Chris -   So, some of the genes that are in the person's cancers have got genetic spelling mistakes, for want of a better phrase, and that makes the gene misfunction - go wrong - and that contributes to them having cancer or to the way their cancer behaves.

Tim -   Exactly, right.  So, cancer is essentially a fault with your instruction manual and it's where you get faults that give an advantage to a cell.  This cell will then grow more than it should.  By finding these faulty instructions, we have a way of looking in blood and understanding what's going wrong in the cancer and potentially, working out how big the cancer is, or how well your treatment is working, by quantifying how much of these faulty instructions are floating around.

Chris -   And so equally, if someone has a certain gene that's gone wrong that leads to their cancer not responding to a certain drug, you're going to see that and that means you can predict that happening before the person even realizes it, and so, you could change the drug treatment for example.

Tim -   This is certainly what we're hoping.  So, we need to do more research in understanding different types of cancer, how much of this DNA is being released.  But certainly, from the early results that we and other groups around the world are gettingg, it suggests that at least in certain types of cancer, you will, as you say, be able to understand what's going wrong in the cancer before you can even necessarily see it through other processes.  And then start to tailor the way that you treat an individual patient.

Chris -   And monitor their response going forward.

Tim -   Absolutely.  So, once you found these particular genetic changes that are floating around in the blood, we hope that, again, for at least certain types of cancer, you'll be able to see if a mutation is decreasing and your treatment is being successful, or if the levels are increasing and your treatment should potentially be changed.  And indeed, whether new mutations, new faulty instructions are appearing, suggesting that the cancer has evolved and you now need a different treatment.

Chris -   I suppose this must give you as a scientists a totally new insight into cancer though because where previously someone might have been able to give you a little bit of one part of one cancer from one person.  Now, if you take just a blood sample, which is going to be better for the patient, you're going to get a cross section of potentially all of the tumours including those tumours that have spread around their body all at once.

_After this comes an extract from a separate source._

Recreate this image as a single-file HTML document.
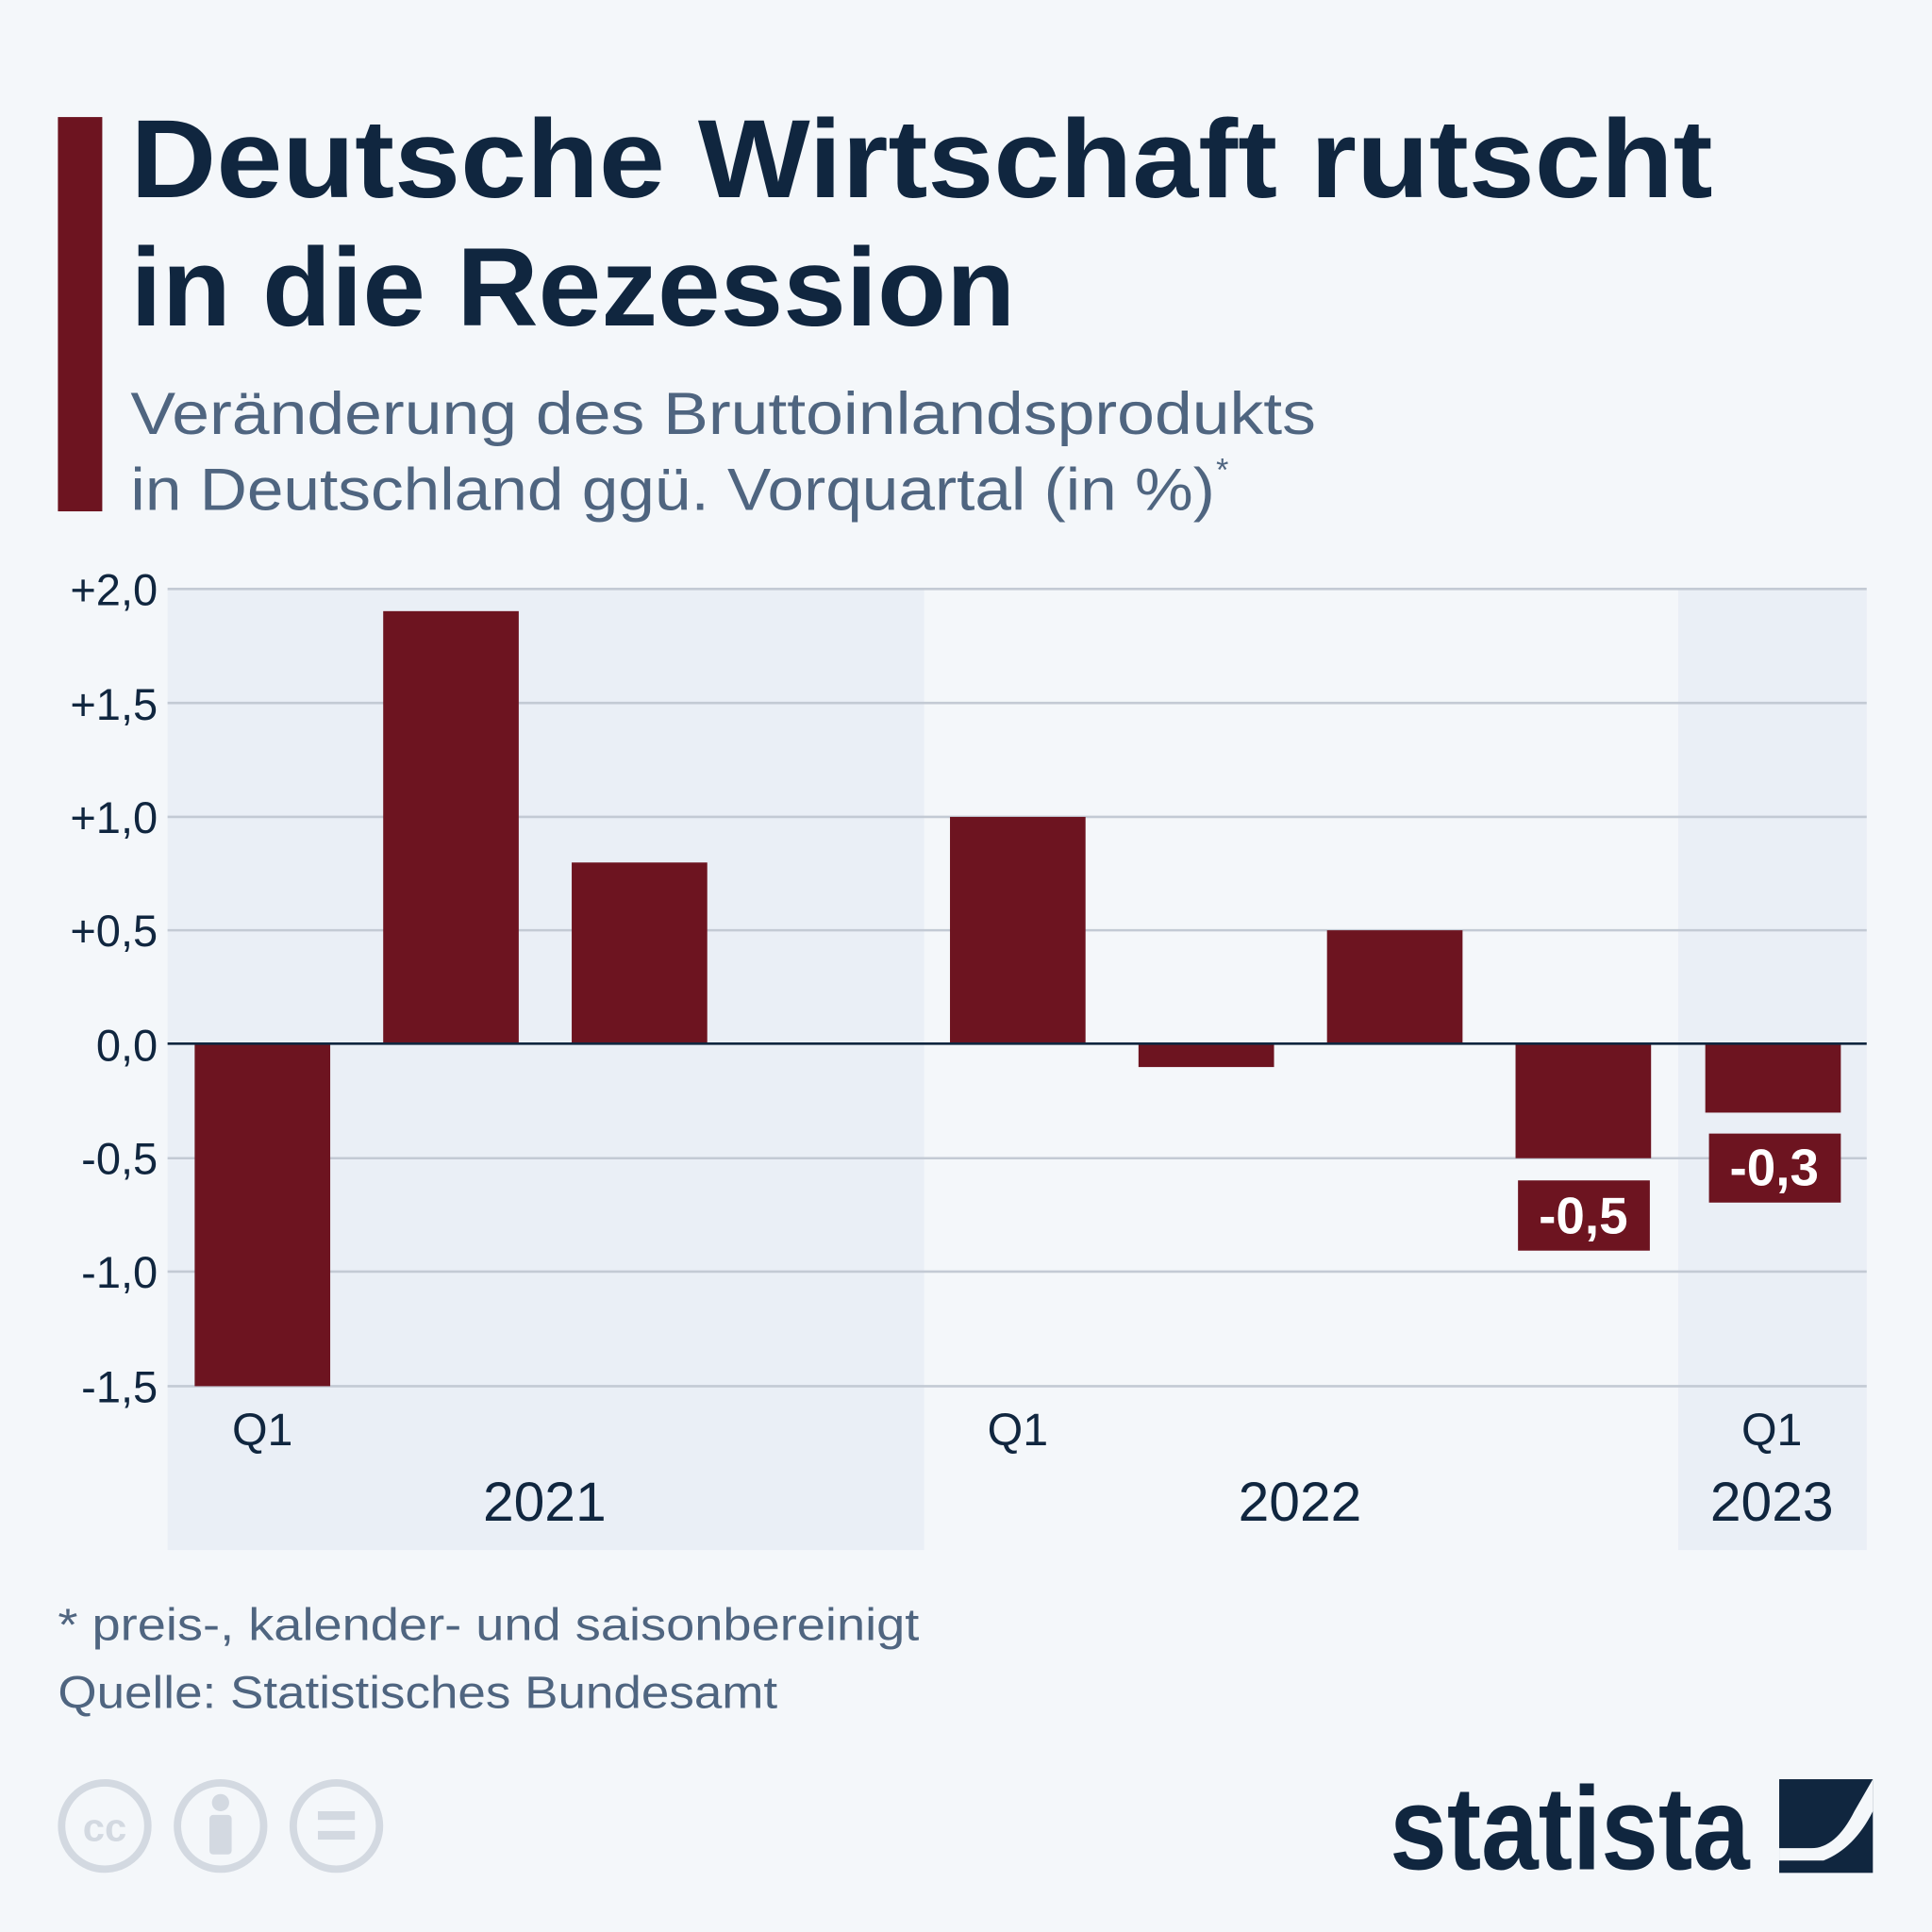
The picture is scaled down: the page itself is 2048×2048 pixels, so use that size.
<!DOCTYPE html>
<html><head><meta charset="utf-8"><style>
html,body{margin:0;padding:0;background:#f4f7fa;}
svg{display:block;}
text{font-family:"Liberation Sans","DejaVu Sans",sans-serif;}
</style></head><body>
<svg width="2048" height="2048" viewBox="0 0 1568 1568" xmlns="http://www.w3.org/2000/svg">
<rect width="1568" height="1568" fill="#f4f7fa"/>
<rect x="47" y="95" width="36" height="320" fill="#6d1420"/>
<text x="106" y="160" font-size="90" font-weight="bold" fill="#10263f" textLength="1284" lengthAdjust="spacingAndGlyphs">Deutsche Wirtschaft rutscht</text>
<text x="106" y="264" font-size="90" font-weight="bold" fill="#10263f" textLength="718" lengthAdjust="spacingAndGlyphs">in die Rezession</text>
<text x="106" y="352" font-size="48" fill="#4f6580" textLength="962" lengthAdjust="spacingAndGlyphs">Veränderung des Bruttoinlandsprodukts</text>
<text x="106" y="414" font-size="48" fill="#4f6580" textLength="880" lengthAdjust="spacingAndGlyphs">in Deutschland ggü. Vorquartal (in %)</text>
<text x="987" y="390" font-size="26" fill="#4f6580">*</text>
<rect x="136" y="478" width="614" height="780" fill="#eaeff6"/>
<rect x="1362" y="478" width="153" height="780" fill="#eaeff6"/>
<g stroke="#c3cad4" stroke-width="2">
<line x1="136" x2="1515" y1="478" y2="478"/>
<line x1="136" x2="1515" y1="570.5" y2="570.5"/>
<line x1="136" x2="1515" y1="663" y2="663"/>
<line x1="136" x2="1515" y1="755" y2="755"/>
<line x1="136" x2="1515" y1="940" y2="940"/>
<line x1="136" x2="1515" y1="1032" y2="1032"/>
<line x1="136" x2="1515" y1="1125" y2="1125"/>
</g>
<g font-size="36" fill="#10263f" text-anchor="end">
<text x="128" y="491">+2,0</text>
<text x="128" y="584">+1,5</text>
<text x="128" y="676">+1,0</text>
<text x="128" y="768">+0,5</text>
<text x="128" y="861">0,0</text>
<text x="128" y="953">-0,5</text>
<text x="128" y="1045">-1,0</text>
<text x="128" y="1138">-1,5</text>
</g>
<g fill="#6d1420">
<rect x="158" y="847" width="110" height="278"/>
<rect x="311" y="496" width="110" height="351"/>
<rect x="464" y="700" width="110" height="147"/>
<rect x="771" y="663" width="110" height="184"/>
<rect x="924" y="847" width="110" height="19"/>
<rect x="1077" y="755" width="110" height="92"/>
<rect x="1230" y="847" width="110" height="93"/>
<rect x="1384" y="847" width="110" height="56"/>
<rect x="1232" y="958" width="107" height="57"/>
<rect x="1387" y="920" width="107" height="56"/>
</g>
<line x1="136" x2="1515" y1="847" y2="847" stroke="#10263f" stroke-width="2"/>
<g font-size="42" font-weight="bold" fill="#fff" text-anchor="middle">
<text x="1285" y="1001">-0,5</text>
<text x="1440" y="962">-0,3</text>
</g>
<g font-size="37" fill="#10263f" text-anchor="middle">
<text x="213" y="1173">Q1</text>
<text x="826" y="1173">Q1</text>
<text x="1438" y="1173">Q1</text>
<text font-size="45" x="442" y="1234">2021</text>
<text font-size="45" x="1055" y="1234">2022</text>
<text font-size="45" x="1438" y="1234">2023</text>
</g>
<g font-size="37" fill="#4f6580">
<text x="47" y="1331" textLength="699" lengthAdjust="spacingAndGlyphs">* preis-, kalender- und saisonbereinigt</text>
<text x="47" y="1386" textLength="584" lengthAdjust="spacingAndGlyphs">Quelle: Statistisches Bundesamt</text>
</g>
<g fill="none" stroke="#d3d9e1" stroke-width="6">
<circle cx="85" cy="1482" r="35"/>
<circle cx="179" cy="1482" r="35"/>
<circle cx="273" cy="1482" r="35"/>
</g>
<text x="85" y="1494" font-size="32" font-weight="bold" fill="#d3d9e1" text-anchor="middle">cc</text>
<circle cx="179" cy="1463" r="7" fill="#d3d9e1"/>
<rect x="170" y="1473" width="18" height="32" rx="3" fill="#d3d9e1"/>
<rect x="258" y="1470" width="30" height="7" fill="#d3d9e1"/>
<rect x="258" y="1486" width="30" height="7" fill="#d3d9e1"/>
<text x="1128" y="1517" font-size="96" font-weight="bold" fill="#10263f" textLength="292" lengthAdjust="spacingAndGlyphs">statista</text>
<rect x="1444" y="1444" width="76" height="76" fill="#10263f"/>
<path d="M1444 1500 L1470 1500 Q1490 1500 1505 1470 L1520 1444 L1520 1470 Q1505 1500 1480 1510 L1444 1510 Z" fill="#f4f7fa"/>
</svg>
</body></html>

Tim -   Absolutely.  So, the challenge is, how much of this DNA is released and this is still something we're assessing.  But assuming sufficient quantities are released, then as you say, it allows you to profile different parts of the tumour and equally, throughout the course of an individual's treatment.  So, where getting a biopsy is often not even possible, with blood, you can take blood samples very regularly and start to assess how a tumour is changing.

Chris -   It's almost like a liquid biopsy.

Tim -   Absolutely.  So, this is the term that we're starting to use for it.